“The
Skid Is Everywhere”, And We Just Received More Confirmation That
The Worst Is Yet To Come
7
June, 2019
All
over America, large portions of our major cities are being
transformed into stomach-churning cesspools of squalor.
Thousands of tens cities are popping up from coast to coast as the
homeless population explodes, even the New York Times admits that we
are facing “the
worst drug crisis in American history”,
there were more
than 28,000 official complaints about
human feces in the streets of San Francisco last year alone,
and millions
of rats are
currently overrunning the city of Los Angeles. And yet the
authorities continue to insist that the economy is in good shape and
that everything is going to be just fine.
Perhaps
everything may seem “just fine” if you live in a heavily
sanitized wealthy suburban neighborhood and you only get your news
from heavily sanitized corporate media sources, but in the real world
things are getting really bad.
The
other day, LZ Granderson authored
an editorial in
which he described what life is like in Los Angeles right at this
moment…
LA spent nearly $620 million in tax dollars last year to address the issue, and yet the number of homeless people increased by 16%, reaching nearly 60,000 people.
As a Los Angeles resident, I am among those who wonder what the mayor’s office is doing. When I lived downtown it was virtually impossible to walk a full block in any direction without seeing a homeless person. In Silver Lake where I live now, there are tent cities. On my drive to work I see people living underneath the highway overpasses. It’s no longer Skid Row here. The skid is everywhere.
Of
course that phrase, “the skid is everywhere”, could also apply to
San Francisco, Portland, Seattle, Denver, Minneapolis, Chicago,
Detroit, St. Louis, Memphis, Cleveland, Baltimore, Philadelphia and
countless other U.S. cities.
But
without a doubt, L.A. is particularly disgusting at this point.
In fact, last weekend a columnist for the Los Angeles Times admitted
that “Los
Angeles has become a giant trash receptacle”…
A swath of Los Angeles has devolved into a wasteland with rats scurrying among piles of decaying garbage and squalid tent cities, according to a series of stomach-churning photos that the Los Angeles Times says depict the “collapse of a city that’s lost control.”
“The city of Los Angeles has become a giant trash receptacle,” columnist Steve Lopez complained on Sunday.
We
are seeing this happen at a time when we are being told that the U.S.
economy is still relatively stable.
And
I will concede that point.
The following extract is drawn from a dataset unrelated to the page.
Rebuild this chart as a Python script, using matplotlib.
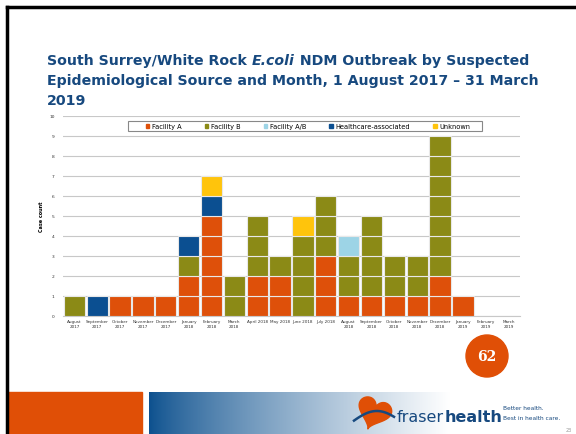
"""
Slide recreation: E.coli NDM outbreak cases by suspected source and month
"""
import numpy as np
import matplotlib.pyplot as plt
from matplotlib.patches import Rectangle, Circle, Patch, Polygon

# Data
months = ['August\n2017', 'September\n2017', 'October\n2017', 'November\n2017',
          'December\n2017', 'January\n2018', 'February\n2018', 'March\n2018',
          'April 2018', 'May 2018', 'June 2018', 'July 2018', 'August\n2018',
          'September\n2018', 'October\n2018', 'November\n2018', 'December\n2018',
          'January\n2019', 'February\n2019', 'March\n2019']
facility_a = [0, 0, 1, 1, 1, 2, 5, 0, 2, 2, 0, 3, 1, 1, 1, 1, 2, 1, 0, 0]
facility_b = [1, 0, 0, 0, 0, 1, 0, 2, 3, 1, 4, 3, 2, 4, 2, 2, 7, 0, 0, 0]
facility_ab = [0, 0, 0, 0, 0, 0, 0, 0, 0, 0, 0, 0, 1, 0, 0, 0, 0, 0, 0, 0]
healthcare = [0, 1, 0, 0, 0, 1, 1, 0, 0, 0, 0, 0, 0, 0, 0, 0, 0, 0, 0, 0]
unknown = [0, 0, 0, 0, 0, 0, 1, 0, 0, 0, 1, 0, 0, 0, 0, 0, 0, 0, 0, 0]

series = [
    ('Facility A', facility_a, '#DE500A'),
    ('Facility B', facility_b, '#8B8A16'),
    ('Facility A/B', facility_ab, '#9DD4E6'),
    ('Healthcare-associated', healthcare, '#0B4F91'),
    ('Unknown', unknown, '#FFC40C'),
]

W, H = 576, 435
NAVY = '#17497F'
NARROW = 'DejaVu Sans Condensed'
fig = plt.figure(figsize=(W / 100, H / 100), dpi=100)
fig.patch.set_facecolor('white')

# Overlay in pixel coordinates for slide decoration
deco = fig.add_axes([0, 0, 1, 1])
deco.axis('off')
deco.set_xlim(0, W)
deco.set_ylim(H, 0)

# Slide frame (left and top black edges)
deco.plot([7, 7], [H, 8], color='black', linewidth=2.5)
deco.plot([7, W], [8, 8], color='black', linewidth=2.5)

# Title, first line in pieces so E.coli can be bold italic
tkw = dict(color=NAVY, fontsize=10.2, fontweight='bold')
t1 = deco.text(47, 65, 'South Surrey/White Rock ', ha='left', va='baseline', **tkw)
t2 = deco.annotate('E.coli', xy=(1, 0), xycoords=t1, ha='left', va='bottom',
                   style='italic', **tkw)
deco.annotate(' NDM Outbreak by Suspected', xy=(1, 0), xycoords=t2, ha='left',
              va='bottom', **tkw)
deco.text(47, 85, 'Epidemiological Source and Month, 1 August 2017 \u2013 31 March',
          ha='left', va='baseline', **tkw)
deco.text(47, 105, '2019', ha='left', va='baseline', **tkw)

# Bottom bar: orange block and blue gradient
deco.add_patch(Rectangle((8, 393), 134, 42, color='#E04F06', zorder=1))
grad = np.linspace(0, 1, 256)
colors = np.zeros((1, 256, 3))
start = np.array([12, 80, 142]) / 255
for i in range(3):
    colors[0, :, i] = start[i] + (1 - start[i]) * np.clip(grad * 1.1, 0, 1) ** 0.8
deco.imshow(colors, extent=[149, 480, 435, 393], aspect='auto', zorder=1)
deco.set_xlim(0, W)
deco.set_ylim(H, 0)

# Logo: heart shape with a swoosh
t = np.linspace(0, 2 * np.pi, 80)
hx = 16 * np.sin(t) ** 3
hy = 13 * np.cos(t) - 5 * np.cos(2 * t) - 2 * np.cos(3 * t) - np.cos(4 * t)
ang = np.deg2rad(-20)
rx = hx * np.cos(ang) - hy * np.sin(ang)
ry = hx * np.sin(ang) + hy * np.cos(ang)
deco.add_patch(Polygon(np.column_stack([374 + rx * 1.05, 413 - ry * 1.05]),
                       color='#E04F06', zorder=3))
deco.plot(np.linspace(354, 394, 30), 424 - 12 * np.sin(np.linspace(0.2, 2.6, 30)),
          color=NAVY, linewidth=1.8, zorder=4)
t_f = deco.text(397, 422, 'fraser', color=NAVY, fontsize=11.5, ha='left',
                va='baseline', zorder=3, family=NARROW)
deco.annotate('health', xy=(1, 0), xycoords=t_f, color=NAVY, fontsize=11.5,
              fontweight='bold', ha='left', va='bottom', zorder=3, family=NARROW)
deco.text(503, 409, 'Better health.', color=NAVY, fontsize=4.2, ha='left',
          va='center', family=NARROW)
deco.text(503, 419, 'Best in health care.', color=NAVY, fontsize=4.2, ha='left',
          va='center', family=NARROW)
deco.text(572, 431, '23', color='#999999', fontsize=3.5, ha='right', va='center')

# Page number badge
deco.add_patch(Circle((487, 357), 21, color='#E04F06', zorder=3))
deco.text(487, 357, '62', color='white', fontsize=10, fontweight='bold',
          family='DejaVu Serif', ha='center', va='center', zorder=4)

# Chart
ax = fig.add_axes([63 / W, 1 - 317 / H, (520 - 63) / W, 200 / H])
x = np.arange(len(months))
bottom = np.zeros(len(months))
for name, values, color in series:
    vals = np.array(values)
    # draw each case as its own box
    for k in range(vals.max()):
        mask = vals > k
        ax.bar(x[mask], 1, bottom=bottom[mask] + k, width=0.93, color=color,
               edgecolor='#E8E8E8', linewidth=0.8, zorder=3)
    bottom += vals

ax.set_xlim(-0.5, len(months) - 0.5)
ax.set_ylim(0, 10)
ax.set_yticks(range(0, 11))
ax.tick_params(axis='y', labelsize=3.2, length=0, pad=6, colors='#333333')
ax.set_xticks(x)
ax.set_xticklabels(months, fontsize=3, linespacing=1.4)
ax.tick_params(axis='x', length=0, pad=2, colors='#333333')
ax.set_ylabel('Case count', fontsize=3.5, fontweight='bold', labelpad=4)
ax.grid(axis='y', color='#C8C8C8', linewidth=0.8, zorder=0)
for side in ['top', 'right', 'left']:
    ax.spines[side].set_visible(False)
ax.spines['bottom'].set_color('#C8C8C8')

# Legend box drawn separately, entries centred inside it
ax.add_patch(Rectangle(((128 - 63) / 457, (317 - 132) / 200), 354 / 457, 10 / 200,
                       transform=ax.transAxes, facecolor='white',
                       edgecolor='#888888', linewidth=0.8, zorder=4))
handles = [Patch(color=c, label=n) for n, _, c in series]
leg = ax.legend(handles=handles, ncol=5, fontsize=4.8, loc='center',
                bbox_to_anchor=((308 - 63) / 457, (317 - 127) / 200),
                frameon=False, borderaxespad=0, borderpad=0,
                handlelength=0.5, handleheight=0.5, handletextpad=0.4,
                columnspacing=3.5)
leg.set_zorder(5)

plt.savefig('out.png', dpi=100)
plt.close()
Right now, the U.S. economy is a
whole lot more stable than it will be in the months ahead.
So
if things are this bad already in our major cities, what are those
cities going to look like once we get deep into the next economic
downturn?
On
Friday, the Labor Department reported that 75,000 jobs were added to
the U.S. economy in May. That number is consistent with the
extremely disappointing figure that ADP reported a
few days earlier,
and it is well below the number of jobs that we need just to keep up
with population growth each month.
Prior
to this latest report, there were already more working age Americans
without a job than
at any point during the last recession,
and now things just got even worse.
But
the government conveniently categorizes the vast majority of working
age Americans without a job as “not in the labor force”, and so
officially the unemployment rate is “very low” right now.
What
a joke.
The
truth is that the middle class has been steadily
shrinking for an extended period of time,
and all of the numbers that have been rolling in seem to indicate
that an economic slowdown has begun.
For
instance, when economic activity is expanding demand for key
industrial resources such as copper, zinc and lumber increases and
prices tend to go up.
But
when economic activity is contracting, demand for those key
industrial resources diminishes and prices tend to go down.
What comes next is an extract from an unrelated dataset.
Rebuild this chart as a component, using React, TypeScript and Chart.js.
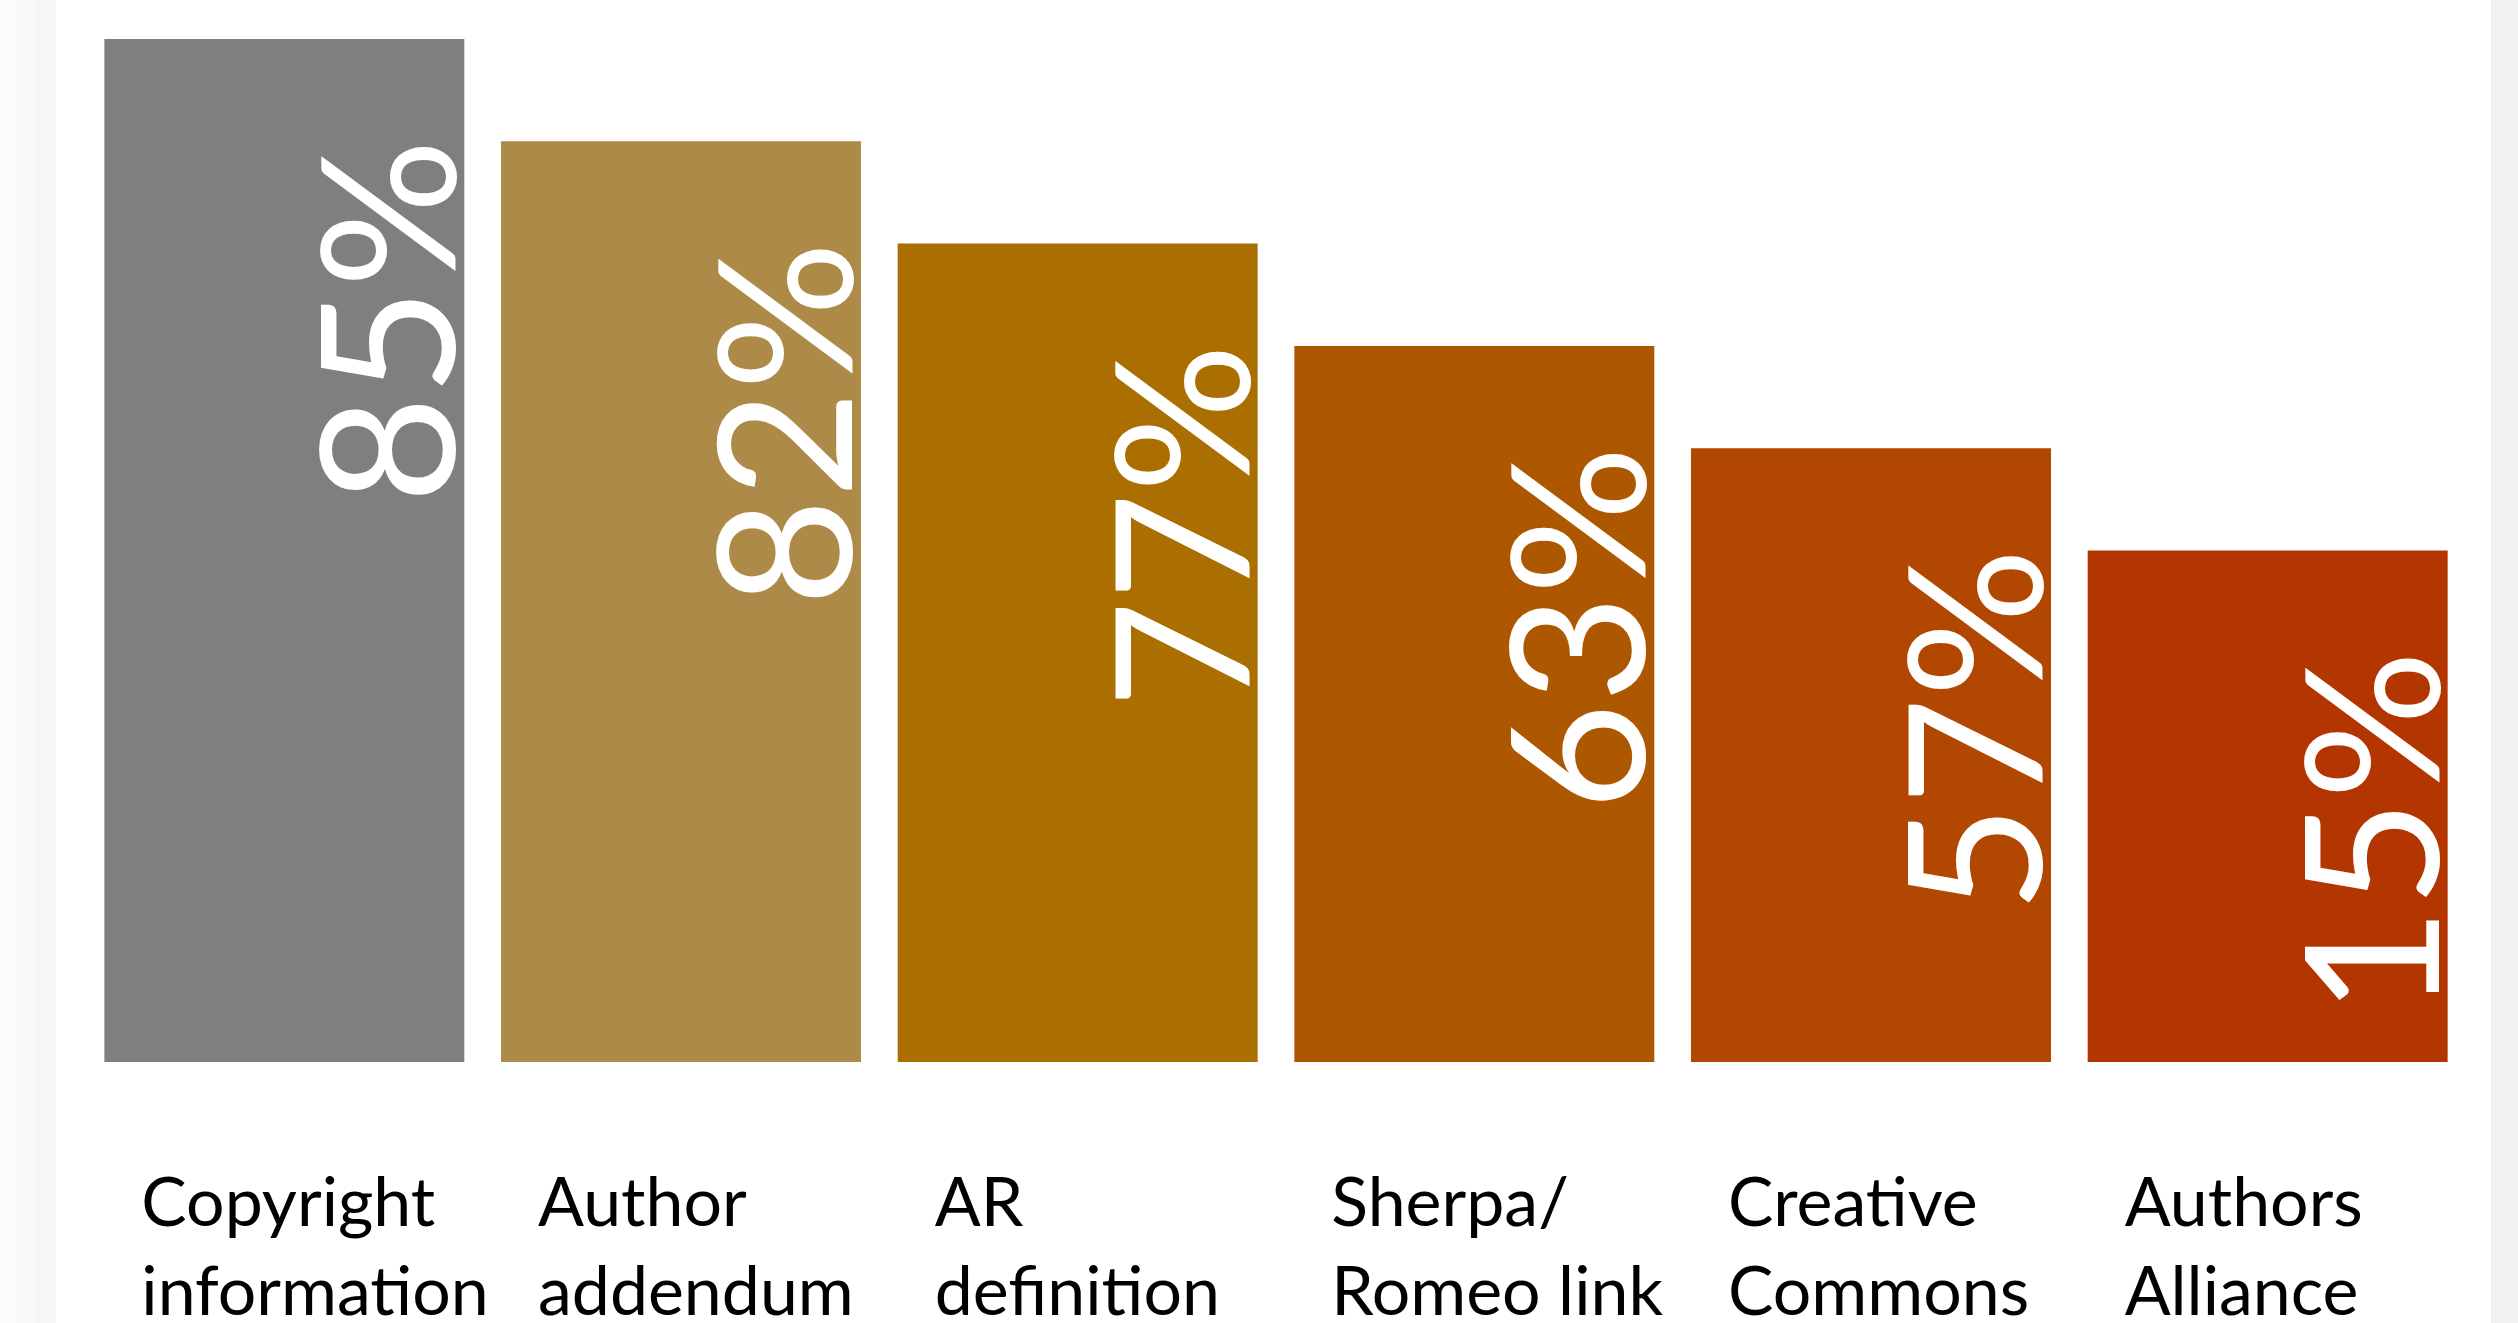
import React, { useEffect, useRef } from 'react';
import { Chart, registerables } from 'chart.js';

Chart.register(...registerables);

// ---- data ----
const categories: string[][] = [
  ['Copyright', 'information'],
  ['Author', 'addendum'],
  ['AR', 'definition'],
  ['Sherpa/', 'Romeo link'],
  ['Creative', 'Commons'],
  ['Authors', 'Alliance'],
];
// bars are drawn as an evenly stepped staircase (rank levels)
const barLevels: number[] = [10, 9, 8, 7, 6, 5];
const percentLabels: string[] = ['85%', '82%', '77%', '63%', '57%', '15%'];

// ---- styles ----
const barColors: string[] = ['#7f7f7f', '#ad8a47', '#aa6f00', '#ad5700', '#b14700', '#b33500'];
const FONT = 'Lato, "Open Sans", "Liberation Sans", sans-serif';

const valueLabelPlugin = {
  id: 'valueLabels',
  afterDatasetsDraw(chart: any) {
    const ctx = chart.ctx;
    const meta = chart.getDatasetMeta(0);
    ctx.save();
    ctx.fillStyle = '#ffffff';
    ctx.font = `186px ${FONT}`;
    ctx.textAlign = 'right';
    ctx.textBaseline = 'alphabetic';
    meta.data.forEach((bar: any, i: number) => {
      const { x, y, width } = bar.getProps(['x', 'y', 'width'], true);
      ctx.save();
      ctx.translate(x + width / 2 - 9, y + 100);
      ctx.rotate(-Math.PI / 2);
      ctx.fillText(percentLabels[i], 0, 0);
      ctx.restore();
    });
    ctx.restore();
  },
};

export default function App() {
  const canvasRef = useRef<HTMLCanvasElement | null>(null);

  useEffect(() => {
    if (!canvasRef.current) return;
    const chart = new Chart(canvasRef.current, {
      type: 'bar',
      data: {
        labels: categories,
        datasets: [
          {
            data: barLevels,
            backgroundColor: barColors,
            borderWidth: 0,
            barPercentage: 0.9075,
            categoryPercentage: 1,
          },
        ],
      },
      options: {
        animation: false,
        responsive: true,
        maintainAspectRatio: false,
        devicePixelRatio: 1,
        layout: { padding: { top: 39, left: 86, right: 52, bottom: 0 } },
        plugins: {
          legend: { display: false },
          tooltip: { enabled: false },
        },
        scales: {
          x: {
            grid: { display: false, drawTicks: false },
            border: { display: false },
            ticks: {
              color: '#000000',
              font: { family: FONT, size: 68, lineHeight: 1.3 },
              padding: 98,
              align: 'start',
              labelOffset: -143,
              maxRotation: 0,
              minRotation: 0,
              autoSkip: false,
            },
            afterFit: (scale: any) => {
              scale.height = 270;
              scale.paddingLeft = 0;
              scale.paddingRight = 0;
            },
          },
          y: { display: false, min: 0, max: 10 },
        },
      },
      plugins: [valueLabelPlugin],
    });
    return () => chart.destroy();
  }, []);

  return (
    <div
      style={{
        position: 'fixed',
        left: 0,
        top: 0,
        width: '2518px',
        height: '1323px',
        overflow: 'hidden',
        background:
          'linear-gradient(to right, #fbfbfb 0px, #fbfbfb 16px, #f9f9f9 16px, #f9f9f9 36px, #f6f6f6 36px, #f6f6f6 56px, #ffffff 56px, #ffffff 2491px, #f0f0f0 2491px, #f0f0f0 2498px, #f2f2f2 2498px)',
      }}
    >
      <div style={{ position: 'absolute', left: 0, top: 0, width: '2518px', height: '1332px' }}>
        <canvas ref={canvasRef} />
      </div>
    </div>
  );
}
Copper prices have fallen 6% in just the past month while zinc is down 8.5%. Copper and zinc are big components for many industrial and technology companies. People pay so much attention to copper as a barometer that traders jokingly call it Dr. Copper, as if it has a PhD in economics.
Lumber prices are falling as well, plunging about 10% in the past month. That could be viewed as a sign that the housing market — particularly new home construction — is weakening.
If
you were looking for some exceedingly clear indications of where the
U.S. economy is heading in the near future, you just got them.
But
most Americans will continue to live in denial until the very end.
And even though 59
percent of
the population is living paycheck to paycheck, people continue to
rack up debt as if there was no tomorrow.
In
fact, we just learned that the average size of a new vehicle loan in
the U.S. just
hit a brand new record high…
People buying a new vehicle are borrowing more and paying more each month for their auto loan.
Experian, which tracks millions of auto loans each month, said the average amount borrowed to buy a new vehicle hit a record $32,187 in the first quarter. The average used-vehicle loan also hit a record, $20,137.
People
ask me all the time about how they can prepare for the next economic
downturn, and one of the key pieces of advice that
I always give is
to not take on more debt.
Right
now everyone should be building up their financial cushions, because
what is coming is not a joke.
Unfortunately,
most Americans are still completely in denial about what is
happening, and they will find themselves ill-prepared to handle the
very harsh economic environment that is ahead.